Concerns were raised in this period about the influence of Emmanuel's organization over Conservative Party nominations in some ridings. In particular, his endorsement of three candidates at a rally in Kemptville, Nova Scotia was seen as helping those candidates secure party nominations in their ridings. Asked about the matter, Emmanuel said, "It's time we stopped apologizing and started defending who we are. The evangelical community in Canada, by and large, and socially conservative Catholics, are saying we have been far too heavenly minded and thus we have been of no earthly value for far too long, on too many fronts." He declined to say how many of his adherents had secured Conservative Party nominations, arguing that the media would portray his campaign as the infiltration of the party by "right-wing fanatics."[16] [17] He also stated that his group was non-partisan, and that he was not working as an agent of the Conservative Party.[18]
In a 2005 interview with the Hamilton Spectator, Emmanuel described homosexuals as "sexual deviants" and that homosexuality is "a choice," said that he regarded it as "the wrong choice, a bad choice," and further argued that "the state shouldn't sanction wrong choices." He acknowledged that his views would be hurtful to some readers, but argued that this did not make his opinions hateful.[19]
During this period, Emmanuel sought to distance himself from statements he had made three years earlier that were critical of Islam.
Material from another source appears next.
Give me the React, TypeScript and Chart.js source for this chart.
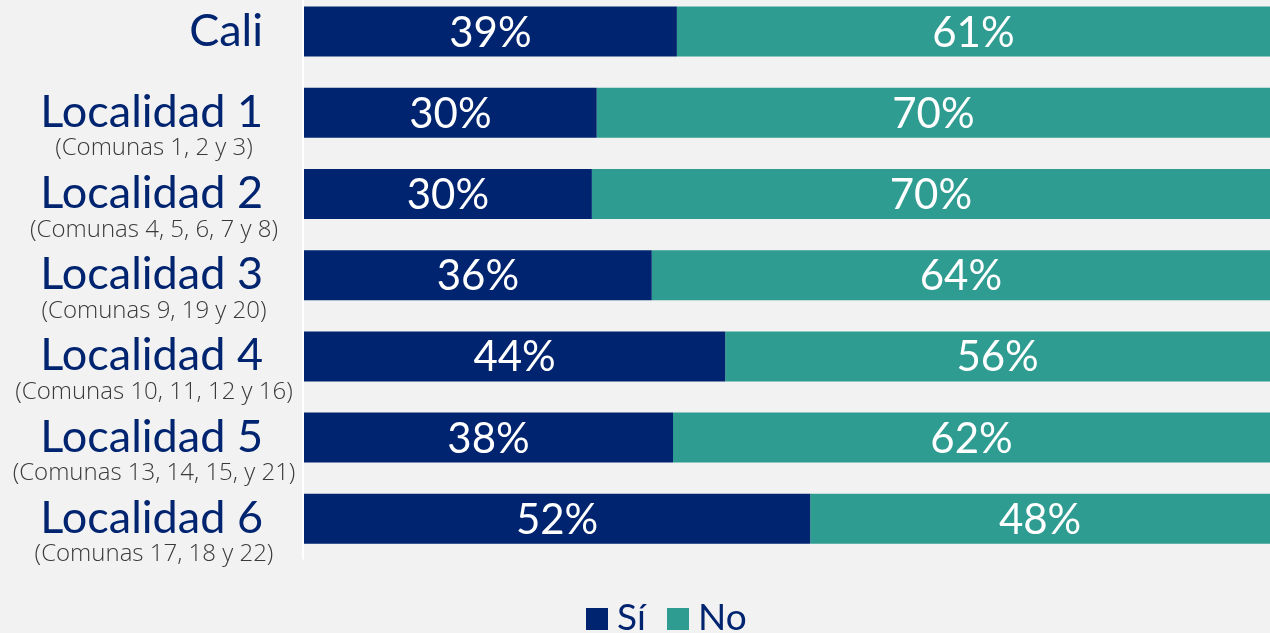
import React, { useEffect, useRef } from "react";
import { Chart, registerables } from "chart.js";

Chart.register(...registerables);

const categories = ["Cali", "Localidad 1", "Localidad 2", "Localidad 3", "Localidad 4", "Localidad 5", "Localidad 6"];
const subLabels = [
  "",
  "(Comunas 1, 2 y 3)",
  "(Comunas 4, 5, 6, 7 y 8)",
  "(Comunas 9, 19 y 20)",
  "(Comunas 10, 11, 12 y 16)",
  "(Comunas 13, 14, 15, y 21)",
  "(Comunas 17, 18 y 22)",
];
const siValues = [38.6, 30.3, 29.8, 36.0, 43.6, 38.2, 52.4];
const noValues = [61.4, 69.7, 70.2, 64.0, 56.4, 61.8, 47.6];
const siLabels = ["39%", "30%", "30%", "36%", "44%", "38%", "52%"];
const noLabels = ["61%", "70%", "70%", "64%", "56%", "62%", "48%"];
const seriesNames = ["Sí", "No"];

const NAVY = "#00246f";
const TEAL = "#2e9c91";
const FONT = "Lato, 'Open Sans', sans-serif";
const SUBFONT = "'Open Sans', Lato, sans-serif";
const OFF = 9; // canvas is shifted up by this many pixels

const decorPlugin = {
  id: "decor",
  beforeDatasetsDraw(chart: any) {
    const { ctx, chartArea } = chart;
    ctx.save();
    ctx.fillStyle = "#ffffff";
    ctx.fillRect(chartArea.left - 2, chartArea.top, 2, chartArea.bottom - chartArea.top);
    ctx.restore();
  },
  afterDatasetsDraw(chart: any) {
    const { ctx } = chart;
    const labelSets = [siLabels, noLabels];
    ctx.save();
    ctx.fillStyle = "#ffffff";
    ctx.font = `42px ${FONT}`;
    ctx.textAlign = "center";
    ctx.textBaseline = "alphabetic";
    chart.data.datasets.forEach((ds: any, di: number) => {
      const meta = chart.getDatasetMeta(di);
      meta.data.forEach((bar: any, i: number) => {
        const xc = (bar.x + bar.base) / 2;
        ctx.fillText(labelSets[di][i], xc, bar.y + 15);
      });
    });
    ctx.restore();
  },
  afterDraw(chart: any) {
    const { ctx } = chart;
    const yScale = chart.scales.y;
    ctx.save();
    categories.forEach((c, i) => {
      const y = yScale.getPixelForValue(i);
      ctx.font = `45px ${FONT}`;
      ctx.fillStyle = NAVY;
      ctx.textAlign = "right";
      ctx.textBaseline = "alphabetic";
      ctx.fillText(c, 263, y + 14);
      if (subLabels[i]) {
        ctx.font = `300 24px ${SUBFONT}`;
        ctx.fillStyle = "#3a3a3a";
        ctx.textAlign = "center";
        ctx.fillText(subLabels[i], 154, y + 42.5);
      }
    });
    const colors = [NAVY, TEAL];
    const xs = [586, 667];
    ctx.font = `37px ${FONT}`;
    ctx.textAlign = "left";
    seriesNames.forEach((n, i) => {
      ctx.fillStyle = colors[i];
      ctx.fillRect(xs[i], 608 + OFF, 22, 22);
      ctx.fillStyle = NAVY;
      ctx.fillText(n, xs[i] + 31, 630 + OFF);
    });
    ctx.restore();
  },
};

export default function App() {
  const ref = useRef<HTMLCanvasElement>(null);
  useEffect(() => {
    if (!ref.current) return;
    const chart = new Chart(ref.current, {
      type: "bar",
      data: {
        labels: categories,
        datasets: [
          { label: seriesNames[0], data: siValues, backgroundColor: NAVY, borderWidth: 0 },
          { label: seriesNames[1], data: noValues, backgroundColor: TEAL, borderWidth: 0 },
        ],
      },
      options: {
        indexAxis: "y",
        animation: false,
        responsive: true,
        maintainAspectRatio: false,
        layout: { padding: { top: 0, bottom: 73.6, left: 0, right: 0 } },
        datasets: { bar: { categoryPercentage: 1, barPercentage: 0.616 } },
        scales: {
          x: { stacked: true, min: 0, max: 100, display: false },
          y: {
            stacked: true,
            ticks: { display: false },
            grid: { display: false },
            border: { display: false },
            afterFit: (s: any) => {
              s.width = 304;
            },
          },
        },
        plugins: { legend: { display: false }, tooltip: { enabled: false } },
      },
      plugins: [decorPlugin],
    } as any);
    return () => chart.destroy();
  }, []);
  return (
    <div style={{ position: "absolute", left: 0, top: 0, width: 1270, height: 633, overflow: "hidden", background: "#f2f2f2" }}>
      <div style={{ position: "absolute", left: 0, top: -OFF, width: 1270, height: 633 + OFF }}>
        <canvas ref={ref} />
      </div>
    </div>
  );
}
Discussing a 2002 article in which he favourably cited Franklin Graham's description of Islam as an "evil and wicked religion," Emmanuel said, "I know the religion itself isn't that [evil and wicked] but it was a polemical piece ... written in the context of 9/11." He added, "Polemics doesn't define a man. As I get old and more mature, I realize polemics has its place, but you have to be careful."[20]
In late 2005, Emmanuel undertook a speaking tour of the United States. He argued that Canada's political establishment was attempting to export a liberal culture to the United States via the United Nations, and encouraged Canadian citizens living in the United States to vote against the Liberal Party in the 2006 federal election.[21] During the election itself, he campaigned for the next parliament to revisit the issue of same-sex marriage.[22] Later in the year, Emmanuel told a conference in Washington, D.C. that Christians were discriminated against in Canada.[23]
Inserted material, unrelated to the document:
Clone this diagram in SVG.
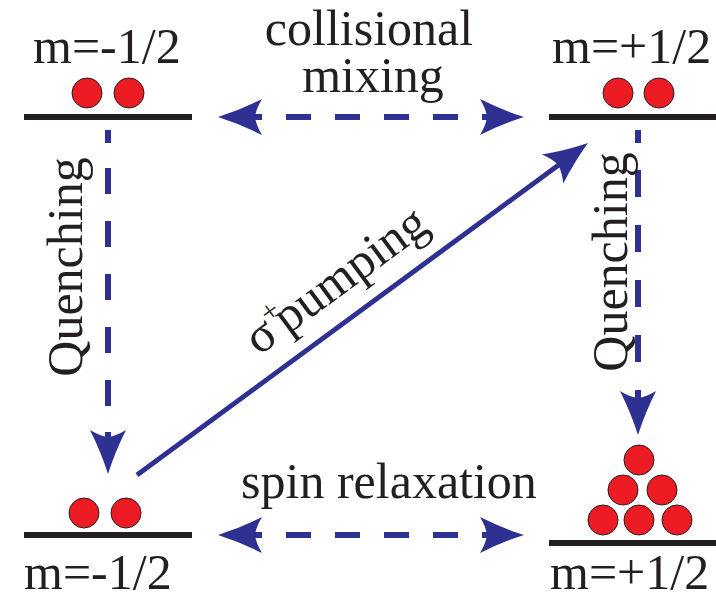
<svg xmlns="http://www.w3.org/2000/svg" xmlns:xlink="http://www.w3.org/1999/xlink" width="716" height="595" viewBox="0 0 716 595">
<style>
text{font-family:'Liberation Serif','DejaVu Serif',serif;font-size:50px;fill:#231F20}
.lvl{stroke:#231F20;stroke-width:6;fill:none}
.atom{fill:#ED1C24;stroke:#231F20;stroke-width:1}
.dash{stroke:#2E3192;stroke-width:6;fill:none}
.solid{stroke:#2E3192;stroke-width:5;fill:none}
.ah{fill:#2E3192}
</style>
<defs>
<path id="ah" d="M0,0 Q-22,-7 -44,-18 Q-38,-8 -37,0 Q-38,8 -44,18 Q-22,7 0,0 Z"/>
</defs>
<rect width="716" height="595" fill="#FFFFFF"/>

<g id="connectors">
<g id="collisional-mixing">
<line class="dash" x1="237" y1="117" x2="507" y2="117" stroke-dasharray="25 24"/>
<use xlink:href="#ah" class="ah" transform="translate(218,117) rotate(180)"/>
<use xlink:href="#ah" class="ah" transform="translate(524,117)"/>
</g>
<g id="spin-relaxation">
<line class="dash" x1="237" y1="535" x2="507" y2="535" stroke-dasharray="25 24"/>
<use xlink:href="#ah" class="ah" transform="translate(218,535) rotate(180)"/>
<use xlink:href="#ah" class="ah" transform="translate(524,535)"/>
</g>
<g id="quenching-left">
<line class="dash" x1="108" y1="130" x2="108" y2="458" stroke-dasharray="13 25 26 27 26 27 26 27 26 27 26 26 26"/>
<use xlink:href="#ah" class="ah" transform="translate(108,474) rotate(90)"/>
</g>
<g id="quenching-right">
<line class="dash" x1="638" y1="130" x2="638" y2="417" stroke-dasharray="13 27 27 28 27 28 27 28 27 28 27"/>
<use xlink:href="#ah" class="ah" transform="translate(638,435) rotate(90)"/>
</g>
<g id="pumping">
<line class="solid" x1="137" y1="475" x2="560" y2="164"/>
<use xlink:href="#ah" class="ah" transform="translate(588,143) rotate(-36.36)"/>
</g>
</g>

<g id="label-collisional-mixing">
<text x="369" y="45" text-anchor="middle" font-family="Liberation Serif, DejaVu Serif, serif">collisional</text>
<text x="373" y="92" text-anchor="middle" font-family="Liberation Serif, DejaVu Serif, serif">mixing</text>
</g>
<g id="label-spin-relaxation">
<text x="389" y="498" text-anchor="middle" font-family="Liberation Serif, DejaVu Serif, serif">spin relaxation</text>
</g>
<g id="label-quenching-left">
<text transform="translate(82,267) rotate(-90)" text-anchor="middle" font-family="Liberation Serif, DejaVu Serif, serif">Quenching</text>
</g>
<g id="label-quenching-right">
<text transform="translate(627,262) rotate(-90)" text-anchor="middle" font-family="Liberation Serif, DejaVu Serif, serif">Quenching</text>
</g>
<g id="label-pumping">
<text transform="translate(345,293) rotate(-36.36)" text-anchor="middle" font-family="Liberation Serif, DejaVu Serif, serif">σ<tspan font-size="30" dy="-20">+</tspan><tspan dy="20" dx="-8">pumping</tspan></text>
</g>

<g id="ground-minus-top">
<line class="lvl" x1="24" y1="117" x2="192" y2="117"/>
<circle class="atom" cx="87" cy="93" r="15"/>
<circle class="atom" cx="129" cy="93" r="15"/>
<text x="33" y="63" font-family="Liberation Serif, DejaVu Serif, serif">m=-1/2</text>
</g>
<g id="ground-plus-top">
<line class="lvl" x1="549" y1="117" x2="716" y2="117"/>
<circle class="atom" cx="618" cy="93" r="15"/>
<circle class="atom" cx="659" cy="93" r="15"/>
<text x="552" y="63" font-family="Liberation Serif, DejaVu Serif, serif">m=+1/2</text>
</g>
<g id="ground-minus-bottom">
<line class="lvl" x1="24" y1="535" x2="192" y2="535"/>
<circle class="atom" cx="84" cy="513" r="15"/>
<circle class="atom" cx="126" cy="513" r="15"/>
<text x="24" y="589" font-family="Liberation Serif, DejaVu Serif, serif">m=-1/2</text>
</g>
<g id="ground-plus-bottom">
<line class="lvl" x1="549" y1="543" x2="716" y2="543"/>
<circle class="atom" cx="639" cy="460" r="15"/>
<circle class="atom" cx="623" cy="490" r="15"/>
<circle class="atom" cx="662" cy="490" r="15"/>
<circle class="atom" cx="603" cy="520" r="15"/>
<circle class="atom" cx="639" cy="520" r="15"/>
<circle class="atom" cx="677" cy="520" r="15"/>
<text x="550" y="589" font-family="Liberation Serif, DejaVu Serif, serif">m=+1/2</text>
</g>
</svg>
Emmanuel resurfaced in 2009 as campaign manager for Randy Hillier, in the latter's bid to lead the Progressive Conservative Party of Ontario.[24] During this campaign, Emmanuel and other figures in the Progressive Conservative Party called for the abolition of the Ontario Human Rights Tribunal.[25] Hillier finished last in a field of four candidates on the first ballot and gave his support to the eventual winner, Tim Hudak.
Stockwell Day has endorsed Emmanuel, writing "[w]hether promoting friendship between nations or rallying for family and faith, Tristan has worked diligently to promote conservative causes in Canada."[26]
Emmanuel is the author of a book entitled, Christophobia: The Real Reason Behind Hate Crime Legislation, in which he argues that hate crime legislation in Canada has resulted in a loss of religious freedom. He is also the author of the 2006 book Warned: Canada's Revolution Against Faith, Family, and Freedom Threatens America.